# Polar Cold front and Ohio Valley Snowstorm?



## Snow Day (Aug 23, 2008)

Well, i was just looking over the latest GFS model and it was showing this;










As the Arctic Front envelopes the Central Plains and the Ohio Valley, on the leading edge of the Trough, a Low pressure forms in the Deep southeast. Looking at the snow amounts it was actually giving a good chunk of the Ohio Valley 4-8" of snowfall through next Monday with cold weather.
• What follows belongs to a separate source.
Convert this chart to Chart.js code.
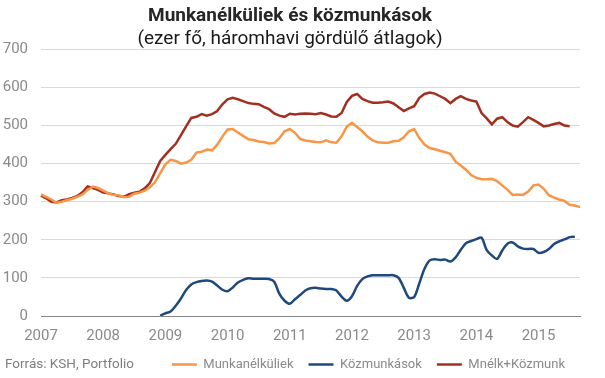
<!DOCTYPE html>
<html>
<head>
<meta charset="utf-8">
<script src="https://cdn.jsdelivr.net/npm/chart.js@4/dist/chart.umd.min.js"></script>
<style>
  html, body { margin: 0; padding: 0; background: #ffffff; }
  #wrap { width: 605px; height: 378px; position: relative; }
</style>
</head>
<body>
<div id="wrap"><canvas id="c" width="605" height="378"></canvas></div>
<script>
const titleText = 'Munkanélküliek és közmunkások';
const subtitleText = '(ezer fő, háromhavi gördülő átlagok)';
const sourceText = 'Forrás: KSH, Portfolio';

const years = ['2007', '2008', '2009', '2010', '2011', '2012', '2013', '2014', '2015'];
const monthsInLastYear = 9;

const seriesNames = ['Munkanélküliek', 'Közmunkások', 'Mnélk+Közmunk'];

const unemployed = [
  319, 313, 306, 297, 300, 304, 308, 313, 319, 331,
  340, 336, 329, 322, 318, 317, 312, 313, 321, 324,
  329, 338, 351, 375, 398, 410, 407, 400, 403, 410,
  429, 431, 437, 435, 450, 471, 490, 491, 482, 473,
  464, 462, 458, 457, 453, 454, 467, 485, 491, 481,
  465, 461, 459, 457, 456, 461, 456, 455, 472, 497,
  507, 496, 485, 471, 461, 456, 455, 455, 459, 460,
  469, 485, 491, 467, 450, 441, 438, 434, 430, 426,
  405, 395, 384, 370, 363, 359, 359, 360, 354, 343,
  332, 318, 319, 318, 327, 343, 345, 334, 317, 311,
  306, 302, 292, 290, 286
];

const publicWorkers = [
  null, null, null, null, null, null, null, null, null, null,
  null, null, null, null, null, null, null, null, null, null,
  null, null, null, 1, 7, 12, 27, 46, 68, 83,
  89, 92, 93, 90, 80, 69, 65, 75, 88, 95,
  99, 98, 98, 98, 97, 90, 58, 40, 32, 44,
  55, 67, 73, 74, 72, 71, 71, 67, 51, 40,
  52, 79, 97, 104, 107, 107, 107, 107, 107, 100,
  74, 48, 50, 86, 124, 146, 149, 147, 148, 143,
  154, 174, 191, 197, 202, 206, 173, 159, 150, 172,
  190, 193, 183, 177, 176, 176, 166, 168, 176, 189,
  196, 201, 207, 208, null
];

const combined = [
  316, 309, 300, 298, 304, 306, 310, 315, 325, 340,
  336, 331, 324, 322, 319, 315, 313, 320, 324, 326,
  335, 349, 378, 407, 423, 438, 452, 475, 498, 520,
  523, 530, 526, 530, 538, 556, 569, 573, 569, 564,
  559, 557, 556, 549, 543, 532, 526, 523, 531, 529,
  531, 532, 531, 530, 533, 529, 524, 523, 533, 562,
  578, 583, 570, 564, 560, 560, 561, 563, 558, 548,
  538, 545, 551, 573, 583, 587, 584, 577, 570, 559,
  570, 577, 570, 566, 563, 533, 519, 503, 518, 522,
  509, 500, 497, 509, 522, 515, 507, 498, 500, 504,
  507, 500, 498, null, null
];

const yMin = 0, yMax = 700, yStep = 100;

const colors = { unemployed: '#F79646', publicWorkers: '#1F497D', combined: '#A0301F' };

// monthly categories built from the year list
const months = [];
years.forEach((y, k) => {
  const n = k === years.length - 1 ? monthsInLastYear : 12;
  for (let m = 1; m <= n; m++) months.push(y + '-' + String(m).padStart(2, '0'));
});

Chart.defaults.font.family = 'Roboto';

const sourceNote = {
  id: 'sourceNote',
  afterDraw(chart) {
    const ctx = chart.ctx;
    const lg = chart.legend;
    ctx.save();
    ctx.font = '13.5px Roboto';
    ctx.fillStyle = '#7F7F7F';
    ctx.textAlign = 'left';
    ctx.textBaseline = 'middle';
    const y = lg ? lg.top + lg.options.labels.padding + 6.5 : 364;
    ctx.fillText(sourceText, 5, y);
    ctx.restore();
  }
};

new Chart(document.getElementById('c'), {
  type: 'line',
  data: {
    labels: months,
    datasets: [
      { label: seriesNames[0], data: unemployed, borderColor: colors.unemployed, backgroundColor: colors.unemployed,
        borderWidth: 2.5, pointRadius: 0, tension: 0 },
      { label: seriesNames[1], data: publicWorkers, borderColor: colors.publicWorkers, backgroundColor: colors.publicWorkers,
        borderWidth: 2.5, pointRadius: 0, tension: 0.3 },
      { label: seriesNames[2], data: combined, borderColor: colors.combined, backgroundColor: colors.combined,
        borderWidth: 2.5, pointRadius: 0, tension: 0 }
    ]
  },
  options: {
    responsive: false,
    animation: false,
    devicePixelRatio: 1,
    layout: { padding: { left: 0, right: 25, top: 0, bottom: -3 } },
    plugins: {
      title: {
        display: true, text: titleText, color: '#262626',
        font: { size: 19, weight: 'bold', lineHeight: 1.1 },
        padding: { top: 5.5, bottom: 0 }
      },
      subtitle: {
        display: true, text: subtitleText, color: '#1A1A1A',
        font: { size: 19, weight: 'normal', lineHeight: 1.1 },
        padding: { top: 2.1, bottom: 0 }
      },
      legend: {
        display: true, position: 'bottom', align: 'end',
        labels: {
          usePointStyle: true, pointStyle: 'line', pointStyleWidth: 25,
          padding: 15, color: '#8A8A8A', font: { size: 13 },
          sort: function (a, b) { return a.datasetIndex - b.datasetIndex; }
        }
      },
      tooltip: { enabled: false }
    },
    scales: {
      x: {
        type: 'category',
        grid: { display: false, drawTicks: false },
        border: { display: true, color: '#868686', width: 1 },
        ticks: {
          autoSkip: false, maxRotation: 0, minRotation: 0, padding: 11,
          color: '#8A8A8A', font: { size: 15 },
          callback: function (v, i) { const l = months[i]; return l.endsWith('-01') ? l.slice(0, 4) : ''; }
        },
        afterFit: function (s) { s.height = 27; }
      },
      y: {
        min: yMin, max: yMax,
        grid: {
          drawTicks: false,
          color: function (c) { return c.tick && c.tick.value === 0 ? 'rgba(0,0,0,0)' : '#D9D9D9'; },
          lineWidth: 1
        },
        border: { display: false },
        ticks: { stepSize: yStep, padding: 13, color: '#8A8A8A', font: { size: 15 } },
        afterFit: function (s) { s.width = 41; }
      }
    }
  },
  plugins: [sourceNote]
});
</script>
</body>
</html>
Before that in the evolution of the storm, it was actually giving some snow accumulations of 1-3" of snow in Northern Arkansas;










Not buying into this yet until there is more consistency, but since this is in the 4-7 day range, it is looking at least possible of happening.


----------



## rblake (Nov 17, 2007)

who knows: does it come up the valley and dump on ohio or does it go off to the east coast. still too soon ?


----------



## Snow Day (Aug 23, 2008)

The models have kinda thrown the storm away as of now, will keep you updated


----------



## cornbinder (Oct 16, 2005)

local news siad it's a possibility. we'll keep a look out on it.


----------



## Snow Day (Aug 23, 2008)

Most models, not including the NAM and GFS all together showing at least moderate shot at seeing Significant Snow in the Ohio Valley and more likely in Illinois near Chicago and Michigan

Will keep ya updated


----------



## Snow Day (Aug 23, 2008)

The first real MAJOR Winter Storm of the Season for the United States has been named, and the name is Winter Storm Dalton! Various computer models are starting to finaly agree with each other and is coming together on a solution of the forecasted track below. By far the most expected accumulations expected in the blue shaded in area but the most expected over areas of Central and Western Michigan, Central Illinois and near the Chicago land area where Lake effect snowfall may kick in and boost some totals. So far i will not be putting out any forecasted amounts of snowfall yet, but should be coming in around tonight and updates throughout the night as models come in. Wind should not be a huge factor, but since this is the first storm system to affect the Ohio Valley and great lakes with decent snowfall, it will hamper travel and please review all the services we got here on our left hand side menu. I would advise to get christmas lights up today and decorations because tomorrow in the blue shaded area will be snowy.


----------



## camconcrete (Sep 14, 2008)

so what is the likely hood of us getting any snow south of 70???


----------



## Snow Day (Aug 23, 2008)

Maybe an inch at best, maybe more if the track changes, but not likely.


----------



## camconcrete (Sep 14, 2008)

thats what i figured, we usually don't get hit till late in the season


----------



## Snow Day (Aug 23, 2008)

Yep, just gotta wait a bit longer


----------